自民党都議会の幹事長は、暴言を「聞いていない」などと言うが、それでは議会審議を真剣に聴いていなかったのだろうか?!
また、自民党に限らず都議会全体として当初これらの暴言に笑って応じたのを恥と思い、弱者への支援政策を審議し、差別の撤廃に努力するべきである。
都議会だけではない。何人もの地方議会議員が自分のブログで詳細に報告しているのを読むと、他の地方議会でも聞くに堪えない暴言をする議員がいる。しかしこれまでの処、処罰を受け辞職したという話は聞いていない。
地方議会だけではない。日本社会全体で考えるべき問題だ。
日本では、差別的暴言を吐きながら、与党議員というだけで免罪符を与えられる政治が蔓延している。
都議会の暴言事件の直前、国会では石原環境相が「最後はカネ目でしょう」などと、原発被災地の人たちへの理解も共感もない差別的暴言をした事件でも、圧倒的多数の与党が衆議院では不信任決議を否決、参議院では問責決議を否決する。
安倍自民党は、石原環境相は福島県を訪れ謝罪の儀礼をしただけで一件落着させるようだ。石原環境相は以前にも、福島第一原発“サティアン”発言があったが具体的な処分は無い。
石原環境相だけではないのは読者が先刻承知の通り。国会議員の矜持も見識も、一体どこに行ったのか、と思うほどの暴言のし放題である。

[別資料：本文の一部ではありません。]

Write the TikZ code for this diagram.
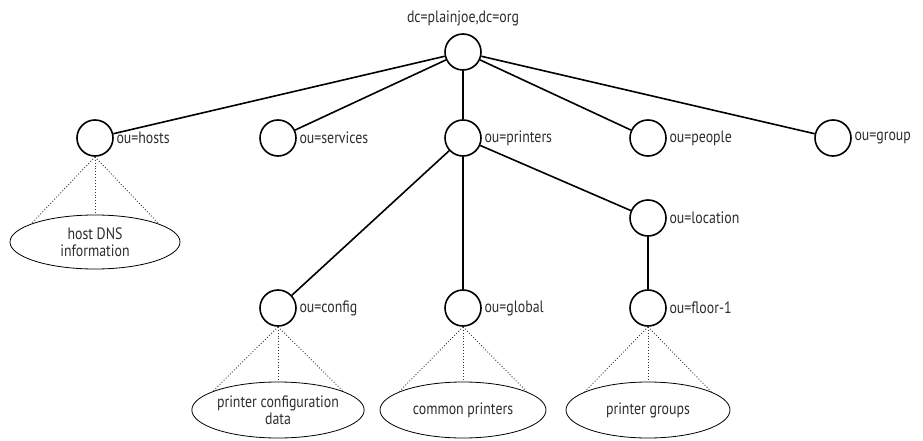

都議会での鈴木議員の暴言事件と石原環境相らの暴言の根は同じだと考えられる。
アメリカでは政界ではなくNBAプロ・バスケットボール・リーグで最近、黒人差別発言で処分を受けたオーナーがいた。NBAはあくまでもプロ・バスケットボール興業業者の集まりで、営利集団であって所謂公的団体ではない。
しかし処分はNBAから永久追放、日本年にして罰金2億5千万円の処分を受け、オーナーは自分のチームの売却を余儀なくされた。何と言っても世論が差別を許さないからだ。
「綸言汗のごとし」は公職にある者だけではない。これを機会に報道する者も言葉の持つ意味をきちんと捉え、差別(的暴言)に関しては安易な報道を避け、厳しく追求する報道に努めるべきだろう。
そして何と言っても先ず我々が自らの言動を日々顧みると共に、政治家の言動、マスコミの報道を監視して行く目と習慣を養うべきだろう。